託す人が遠方の場合の対応として、一時的な保護先の確保や輸送方法を説明。新居への移動時の猫の捕まえ方として、キャリーバッグの慣らしやストレス軽減のTipsを提供します。より確実な方法として、弁護士や行政書士との「見守り契約」を紹介。これは定期訪問や緊急時の対応を契約化するもので、費用対効果が高いと評価します。

コラムでは、動物環境・福祉協会Eva理事長の杉本彩さんのインタビューを収録。高齢者とペットの問題を深掘りし、保護活動の実態や政策提言を共有。実際の事例として、ペット信託で保護猫カフェに来た「あずきちゃん」の物語や、飼い主入院で預かった「ヤマトくん」のエピソードを紹介。これらは読者の感情を揺さぶり、準備の必要性を実感させます。また、愛護団体の支援事例を挙げ、高齢者の孤立防止と猫の福祉向上の取り組みを解説。

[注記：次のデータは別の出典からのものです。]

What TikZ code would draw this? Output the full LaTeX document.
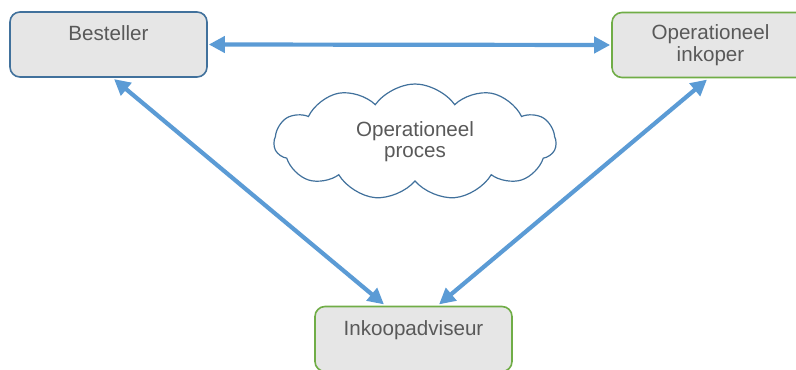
\documentclass[tikz,border=0pt]{standalone}
\usepackage{fontspec}
\setmainfont{Liberation Sans}
\usetikzlibrary{arrows.meta,shapes.symbols}
\definecolor{pijl}{RGB}{91,155,213}
\definecolor{blauwrand}{RGB}{65,113,156}
\definecolor{groenrand}{RGB}{112,173,71}
\definecolor{vulling}{RGB}{230,230,230}
\definecolor{tekst}{RGB}{89,89,89}
\tikzset{
  rol/.style={draw, line width=0.8pt, fill=vulling, rounded corners=5pt,
    minimum width=98.5pt, minimum height=32.5pt, align=center, text=tekst,
    font=\fontsize{10.3}{11}\selectfont},
  relatie/.style={draw=pijl, line width=2.1pt,
    {Triangle[length=8pt,width=8pt]}-{Triangle[length=8pt,width=8pt]}}
}
\begin{document}
\begin{tikzpicture}[x=0.5pt, y=0.5pt]
    \useasboundingbox (0,0) rectangle (796,369);
    % rollen
    \node [rol, draw=blauwrand] (besteller) at (108.5,324.5) {Besteller\\\mbox{}};
    \node [rol, draw=groenrand] (inkoper) at (710.5,324) {Operationeel\\inkoper};
    \node [rol, draw=groenrand] (adviseur) at (413.5,30) {Inkoopadviseur\\\mbox{}};
    % proces
    \node [cloud, cloud puffs=11, cloud puff arc=110, aspect=2.4, draw=blauwrand,
      line width=0.6pt, fill=white, minimum width=141pt, minimum height=58pt,
      align=center, text=tekst, font=\fontsize{10.3}{10.5}\selectfont]
      (proces) at (415,227) {Operationeel\\proces};
    % relaties
    \draw [relatie, shorten <=0.5pt, shorten >=0.5pt] (besteller.east) -- (inkoper.west);
    \draw [relatie, shorten <=1pt, shorten >=1pt] ([xshift=2pt]besteller.south) -- ([xshift=-14pt]adviseur.north);
    \draw [relatie, shorten <=1pt, shorten >=1pt] ([xshift=-1pt]inkoper.south) -- ([xshift=12pt]adviseur.north);
\end{tikzpicture}
\end{document}
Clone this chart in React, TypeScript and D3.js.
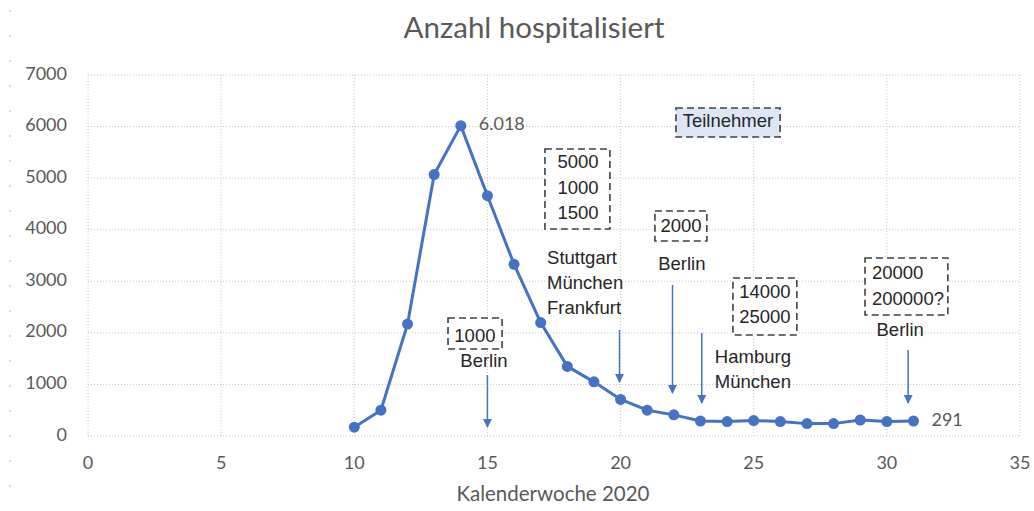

全体を通じて、本書は「今から準備しよう」という行動喚起を繰り返します。難解な法律話も平易にまとめられ、イラストが視覚的にサポート。読後、読者は具体的なアクションプランを立てられるでしょう。おすすめは、一人暮らしの高齢者、多頭飼いの方で、猫を絶対に困らせたくないすべての人。猫の一生を責任を持って守る「しくみ」を構築するための必読書です。